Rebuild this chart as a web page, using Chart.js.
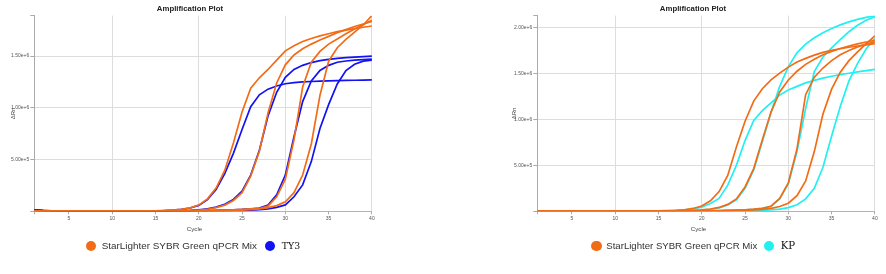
<!DOCTYPE html>
<html>
<head>
<meta charset="utf-8">
<script src="https://cdn.jsdelivr.net/npm/chart.js@4.4.1/dist/chart.umd.min.js"></script>
<style>
html,body{margin:0;padding:0;background:#fff;}
body{width:886px;height:274px;position:relative;overflow:hidden;font-family:"Liberation Sans",Arial,sans-serif;}
.panel{position:absolute;top:0;width:380px;height:274px;}
.panel canvas{position:absolute;left:0;top:0;}
.xt{position:absolute;font-size:6.2px;line-height:8px;color:#444;transform:translateX(-50%);white-space:nowrap;}
.dot{position:absolute;width:10.6px;height:10.6px;border-radius:50%;}
.lt{position:absolute;white-space:nowrap;color:#333;line-height:12px;}
.lt.serif{font-family:"DejaVu Serif","Liberation Serif",serif;color:#111;}
</style>
</head>
<body>
<div class="panel" id="pL" style="left:0px;"><canvas id="cL" width="380" height="236"></canvas></div>
<div class="panel" id="pR" style="left:503px;"><canvas id="cR" width="380" height="236"></canvas></div>
<script>
// ---------- data ----------
const cycles = [1,2,3,4,5,6,7,8,9,10,11,12,13,14,15,16,17,18,19,20,21,22,23,24,25,26,27,28,29,30,31,32,33,34,35,36,37,38,39,40];

const chartTitle = 'Amplification Plot';
const xAxisTitle = 'Cycle';
const yAxisTitle = 'ΔRn';
const nameStarLighter = 'StarLighter SYBR Green qPCR Mix';
const nameLeftTarget = 'TY3';
const nameRightTarget = 'KP';

const xTickValues = [1,5,10,15,20,25,30,35,40];
const xTickLabels = [5,10,15,20,25,30,35,40];
const xGridValues = [10,20,30,40];
const yTickLabelsLeft = [500000,1000000,1500000];
const yTickLabelsRight = [500000,1000000,1500000,2000000];
const yMaxLeft = 1890000;
const yMaxRight = 2130000;

// left panel: StarLighter (orange) and TY3 (blue)
const leftStarLighter1 = [4000,3000,2500,2000,2000,1500,1500,1500,2000,2000,2000,2500,2500,3000,4000,6500,11000,19000,33000,60000,120000,225000,395000,660000,960000,1190000,1290000,1370000,1460000,1550000,1600000,1640000,1670000,1695000,1715000,1735000,1750000,1765000,1778000,1790000];
const leftStarLighter2 = [3000,2500,2000,2000,1500,1500,1500,1500,1500,1500,2000,2000,2000,2000,2500,3000,4000,5500,8000,12000,20000,35000,60000,105000,180000,340000,580000,950000,1240000,1415000,1510000,1570000,1615000,1655000,1690000,1725000,1755000,1785000,1810000,1835000];
const leftStarLighter3 = [3000,2500,2000,2000,1500,1500,1500,1500,1500,1500,1500,1500,2000,2000,2000,2500,3000,3500,4500,5500,7000,9000,11000,14000,18000,23000,27000,50000,140000,310000,690000,1200000,1440000,1545000,1615000,1665000,1715000,1760000,1805000,1845000];
const leftStarLighter4 = [3000,2500,2000,2000,1500,1500,1500,1500,1500,1500,1500,1500,1500,2000,2000,2000,2500,2500,3000,3500,4000,5000,6000,8000,11000,15000,22000,35000,55000,92000,180000,350000,650000,1120000,1450000,1580000,1660000,1730000,1800000,1890000];
const leftTY3_1 = [12000,7000,4000,3000,2500,2000,1500,1500,1500,2000,2000,2500,3000,3500,4500,7000,11000,19000,32000,57000,112000,210000,365000,560000,790000,1010000,1125000,1180000,1210000,1232000,1243000,1250000,1254000,1257000,1260000,1262000,1264000,1266000,1268000,1270000];
const leftTY3_2 = [11000,6000,3500,2500,2000,1500,1500,1500,1500,1500,1500,2000,2000,2000,2500,3000,4000,6000,9000,14000,23000,40000,68000,115000,195000,350000,590000,920000,1150000,1295000,1370000,1410000,1437000,1455000,1468000,1477000,1484000,1490000,1495000,1500000];
const leftTY3_3 = [10000,6000,3500,2500,2000,1500,1500,1500,1500,1500,1500,1500,1500,2000,2000,2500,3000,3500,4500,5500,7000,8500,11000,14000,18000,24000,32000,60000,160000,350000,720000,1060000,1260000,1360000,1410000,1440000,1452000,1460000,1466000,1470000];
const leftTY3_4 = [10000,6000,3500,2500,2000,1500,1500,1500,1500,1500,1500,1500,1500,1500,1500,2000,2000,2500,2500,3000,3500,4000,4500,5500,7000,10000,15000,24000,38000,62000,140000,255000,480000,800000,1030000,1230000,1360000,1420000,1450000,1460000];

// right panel: StarLighter (orange) and KP (cyan)
const rightStarLighter1 = [3000,2500,2500,2000,2000,2000,2000,2000,2500,2500,2500,3000,3000,3500,4500,6500,10000,17000,31000,58000,115000,215000,390000,700000,980000,1200000,1335000,1430000,1505000,1570000,1625000,1665000,1700000,1730000,1752000,1770000,1786000,1800000,1812000,1825000];
const rightStarLighter2 = [2500,2000,2000,2000,1500,1500,1500,1500,1500,1500,2000,2000,2000,2000,2500,3500,5000,7000,10000,15000,25000,42000,75000,135000,265000,465000,780000,1080000,1300000,1430000,1525000,1600000,1655000,1705000,1740000,1772000,1800000,1822000,1843000,1862000];
const rightStarLighter3 = [2500,2000,2000,1500,1500,1500,1500,1500,1500,1500,1500,1500,2000,2000,2000,2500,3000,3500,4000,5000,6000,8000,10000,13000,17000,23000,32000,55000,140000,310000,680000,1270000,1460000,1560000,1640000,1705000,1750000,1790000,1820000,1845000];
const rightStarLighter4 = [2500,2000,2000,1500,1500,1500,1500,1500,1500,1500,1500,1500,1500,1500,2000,2000,2000,2500,2500,3000,4000,5000,6500,8500,11000,15000,21000,32000,52000,88000,170000,330000,650000,1060000,1330000,1515000,1640000,1735000,1825000,1910000];
const rightKP1 = [2500,2000,2000,2000,1500,1500,1500,1500,1500,2000,2000,2000,2500,3000,4000,6000,9000,15000,26000,45000,85000,140000,285000,500000,770000,990000,1095000,1180000,1265000,1320000,1360000,1398000,1425000,1450000,1470000,1488000,1503000,1518000,1532000,1545000];
const rightKP2 = [2000,2000,1500,1500,1500,1500,1500,1500,1500,1500,1500,1500,2000,2000,2000,3000,4500,6500,9000,13000,22000,38000,70000,125000,250000,450000,760000,1075000,1360000,1575000,1725000,1820000,1890000,1945000,1990000,2030000,2062000,2090000,2112000,2130000];
const rightKP3 = [2000,1500,1500,1500,1500,1500,1500,1500,1500,1500,1500,1500,1500,1500,2000,2000,2500,3000,3500,4000,5000,7000,9000,12000,16000,22000,32000,55000,135000,300000,650000,1120000,1520000,1680000,1780000,1870000,1955000,2025000,2080000,2120000];
const rightKP4 = [2000,1500,1500,1500,1500,1500,1500,1500,1500,1500,1500,1500,1500,1500,1500,1500,1500,2000,2000,2000,2500,3000,4000,5000,6500,8500,11000,16000,24000,40000,72000,135000,250000,480000,820000,1140000,1420000,1610000,1770000,1880000];

// ---------- styles ----------
const ORANGE = '#f26c18';
const BLUE = '#1212f5';
const CYAN = '#22f0f0';

function buildPanel(cfg) {
  const datasets = cfg.series.map(s => ({
    label: s.name,
    data: cycles.map((c, i) => ({x: c, y: s.values[i]})),
    borderColor: s.color,
    backgroundColor: s.color,
    borderWidth: 1.7,
    pointRadius: 0,
    tension: 0,
    fill: false
  }));
  const yTickValues = [0].concat(cfg.yLabels, [cfg.yMax]);
  new Chart(document.getElementById(cfg.canvas), {
    type: 'line',
    data: {datasets},
    options: {
      responsive: false,
      animation: false,
      devicePixelRatio: 1,
      layout: {padding: 0},
      events: [],
      plugins: {
        legend: {display: false},
        tooltip: {enabled: false},
        title: {
          display: true, text: chartTitle, color: '#222',
          font: {family: 'Liberation Sans', size: 7.8, weight: 'bold', lineHeight: 1.2},
          padding: {top: 4, bottom: 2.3}
        }
      },
      scales: {
        x: {
          type: 'linear', min: 1, max: 40,
          afterFit: s => { s.height = 24.7; },
          afterBuildTicks: s => { s.ticks = xTickValues.map(v => ({value: v})); },
          ticks: {
            autoSkip: false, maxRotation: 0, padding: 1,
            color: '#555', font: {family: 'Liberation Sans', size: 5},
            callback: v => xTickLabels.includes(v) ? String(v) : ''
          },
          grid: {
            color: c => (c.tick && xGridValues.includes(c.tick.value)) ? '#dddddd' : 'rgba(0,0,0,0)',
            tickColor: '#aaaaaa', tickLength: 3, lineWidth: 1
          },
          border: {color: '#b4b4b4', width: 1}
        },
        y: {
          type: 'linear', min: 0, max: cfg.yMax,
          afterFit: s => { s.width = 34.3; },
          afterBuildTicks: s => { s.ticks = yTickValues.map(v => ({value: v})); },
          ticks: {
            autoSkip: false, padding: 1,
            color: '#555', font: {family: 'Liberation Sans', size: 5},
            callback: v => cfg.yLabels.includes(v) ? v.toExponential(2) : ''
          },
          grid: {
            color: c => (c.tick && cfg.yLabels.includes(c.tick.value)) ? '#dddddd' : 'rgba(0,0,0,0)',
            tickColor: '#aaaaaa', tickLength: 4, lineWidth: 1
          },
          border: {color: '#aaaaaa', width: 1},
          title: {
            display: true, text: yAxisTitle, color: '#444',
            font: {family: 'Liberation Sans', size: 6}, padding: {top: cfg.yTitlePad, bottom: 0}
          }
        },
        yR: {
          type: 'linear', position: 'right', display: true,
          grid: {display: false}, ticks: {display: false}, border: {display: false},
          afterFit: s => { s.width = 8.1; }
        }
      }
    }
  });

  // x-axis title and legend as text
  const panel = document.getElementById(cfg.panel);
  const xt = document.createElement('div');
  xt.className = 'xt'; xt.textContent = xAxisTitle;
  xt.style.left = cfg.xTitleX + 'px'; xt.style.top = '224.7px';
  panel.appendChild(xt);

  cfg.legend.forEach(item => {
    const d = document.createElement('div');
    d.className = 'dot';
    d.style.background = item.color;
    d.style.left = (item.dotX - 5.3) + 'px';
    d.style.top = (246 - 5.3) + 'px';
    panel.appendChild(d);
    const t = document.createElement('div');
    t.className = 'lt' + (item.serif ? ' serif' : '');
    t.textContent = item.name;
    t.style.left = item.textX + 'px';
    t.style.top = (245.6 - 6) + 'px';
    t.style.fontSize = item.size + 'px';
    panel.appendChild(t);
  });
}

buildPanel({
  panel: 'pL', canvas: 'cL', yMax: yMaxLeft, yLabels: yTickLabelsLeft, yTitlePad: 9.7, xTitleX: 194.5,
  series: [
    {name: nameStarLighter, color: ORANGE, values: leftStarLighter1},
    {name: nameStarLighter, color: ORANGE, values: leftStarLighter2},
    {name: nameStarLighter, color: ORANGE, values: leftStarLighter3},
    {name: nameStarLighter, color: ORANGE, values: leftStarLighter4},
    {name: nameLeftTarget, color: BLUE, values: leftTY3_1},
    {name: nameLeftTarget, color: BLUE, values: leftTY3_2},
    {name: nameLeftTarget, color: BLUE, values: leftTY3_3},
    {name: nameLeftTarget, color: BLUE, values: leftTY3_4}
  ],
  legend: [
    {name: nameStarLighter, color: ORANGE, dotX: 91, textX: 101.7, size: 9.9},
    {name: nameLeftTarget, color: BLUE, dotX: 270, textX: 281.7, size: 9.4, serif: true}
  ]
});

buildPanel({
  panel: 'pR', canvas: 'cR', yMax: yMaxRight, yLabels: yTickLabelsRight, yTitlePad: 8, xTitleX: 195.5,
  series: [
    {name: nameStarLighter, color: ORANGE, values: rightStarLighter1},
    {name: nameStarLighter, color: ORANGE, values: rightStarLighter2},
    {name: nameStarLighter, color: ORANGE, values: rightStarLighter3},
    {name: nameStarLighter, color: ORANGE, values: rightStarLighter4},
    {name: nameRightTarget, color: CYAN, values: rightKP1},
    {name: nameRightTarget, color: CYAN, values: rightKP2},
    {name: nameRightTarget, color: CYAN, values: rightKP3},
    {name: nameRightTarget, color: CYAN, values: rightKP4}
  ],
  legend: [
    {name: nameStarLighter, color: ORANGE, dotX: 93.7, textX: 103.3, size: 9.6},
    {name: nameRightTarget, color: CYAN, dotX: 266, textX: 277.7, size: 10.2, serif: true}
  ]
});
</script>
</body>
</html>
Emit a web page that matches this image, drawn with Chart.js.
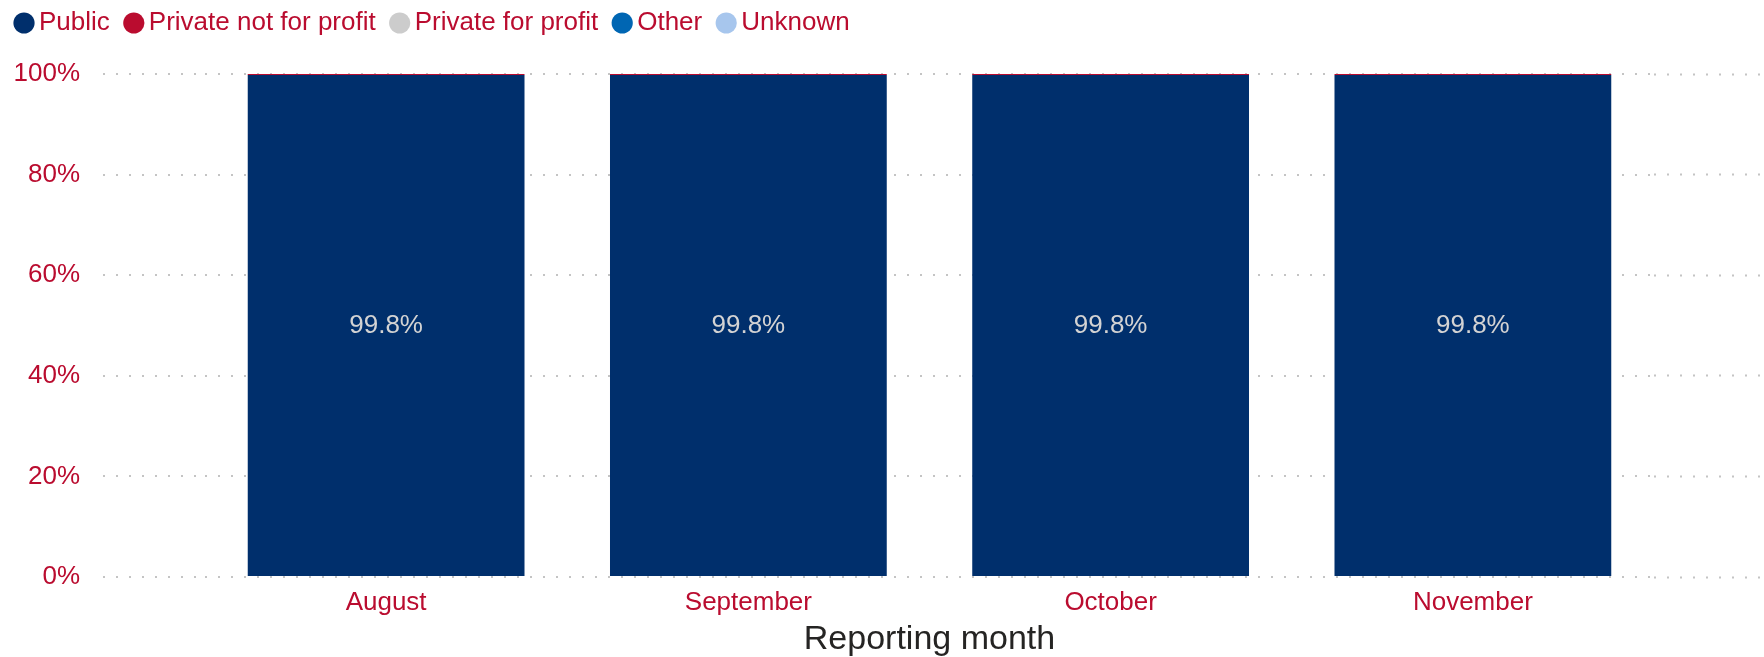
<!DOCTYPE html>
<html>
<head>
<meta charset="utf-8">
<script src="https://cdn.jsdelivr.net/npm/chart.js@4"></script>
<style>
  body { margin: 0; background: #fff; }
  #wrap { width: 1764px; height: 657px; }
</style>
</head>
<body>
<div id="wrap"><canvas id="owners"></canvas></div>
<script>
var months = ["August", "September", "October", "November"];
var publicVals = [99.8, 99.8, 99.8, 99.8];
var privateNfpVals = [0.2, 0.2, 0.2, 0.2];
var privateFpVals = [0, 0, 0, 0];
var otherVals = [0, 0, 0, 0];
var unknownVals = [0, 0, 0, 0];
var yTicks = [0, 20, 40, 60, 80, 100];

var red = "#BA0C2F";
var font = '"Liberation Sans", Arial, sans-serif';
var dots = [2, 11];

// labels in the middle of the Public bars
var barLabels = {
  id: "barLabels",
  afterDatasetsDraw: function (chart) {
    var ctx = chart.ctx;
    var meta = chart.getDatasetMeta(0);
    ctx.save();
    ctx.font = "26px " + font;
    ctx.fillStyle = "#D3D3D3";
    ctx.textAlign = "center";
    ctx.textBaseline = "middle";
    meta.data.forEach(function (bar, i) {
      ctx.fillText(publicVals[i].toFixed(1) + "%", bar.x, (bar.y + bar.base) / 2);
    });
    ctx.restore();
  }
};

// more room under the legend
var legendGap = {
  id: "legendGap",
  beforeInit: function (chart) {
    var fit = chart.legend.fit;
    chart.legend.fit = function () {
      fit.bind(chart.legend)();
      this.height += 28;
    };
  }
};

new Chart("owners", {
  type: "bar",
  data: {
    labels: months,
    datasets: [
      { label: "Public", data: publicVals, backgroundColor: "#002F6C" },
      { label: "Private not for profit", data: privateNfpVals, backgroundColor: red },
      { label: "Private for profit", data: privateFpVals, backgroundColor: "#CCCCCC" },
      { label: "Other", data: otherVals, backgroundColor: "#0066B3" },
      { label: "Unknown", data: unknownVals, backgroundColor: "#A7C6ED" }
    ]
  },
  options: {
    responsive: true,
    maintainAspectRatio: false,
    animation: false,
    categoryPercentage: 1,
    barPercentage: 0.764,
    layout: { padding: { top: -12 } },
    plugins: {
      legend: {
        align: "start",
        labels: {
          usePointStyle: true,
          pointStyle: "circle",
          boxWidth: 4,
          boxHeight: 15,
          padding: 22,
          color: red,
          font: { family: font, size: 26 }
        }
      },
      tooltip: { enabled: false }
    },
    scales: {
      x: {
        stacked: true,
        grid: { display: false, drawTicks: false },
        border: { display: false },
        ticks: { color: red, padding: 10, font: { family: font, size: 26 } },
        title: {
          display: true,
          text: "Reporting month",
          color: "#252423",
          padding: { top: 0, bottom: 0 },
          font: { family: font, size: 34, lineHeight: 1 }
        },
        afterFit: function (scale) { scale.height = 80; }
      },
      y: {
        stacked: true,
        min: 0,
        max: 100,
        afterBuildTicks: function (scale) {
          scale.ticks = yTicks.map(function (v) { return { value: v }; });
        },
        ticks: {
          color: red,
          padding: 23,
          font: { family: font, size: 26 },
          callback: function (v) { return v + "%"; }
        },
        grid: {
          color: "#C4C4C4",
          lineWidth: 2,
          tickLength: 102,
          tickColor: "#C4C4C4",
          tickWidth: 2,
          tickBorderDash: dots
        },
        border: { display: false, dash: dots },
        afterFit: function (scale) { scale.width = 205; }
      },
      yRight: {
        position: "right",
        min: 0,
        max: 100,
        afterBuildTicks: function (scale) {
          scale.ticks = yTicks.map(function (v) { return { value: v }; });
        },
        ticks: { display: false },
        grid: {
          drawOnChartArea: false,
          tickLength: 110,
          tickColor: "#C4C4C4",
          tickWidth: 2,
          tickBorderDash: dots
        },
        border: { display: false },
        afterFit: function (scale) { scale.width = 110; }
      }
    }
  },
  plugins: [barLabels, legendGap]
});
</script>
</body>
</html>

**Task description**
Out of the material above, gather each line where "this" appears.

**Answer to the exercise**
Rebuild this chart as a web page, using Chart.js.
Emit a web page that matches this image, drawn with Chart.js.
      this.height += 28;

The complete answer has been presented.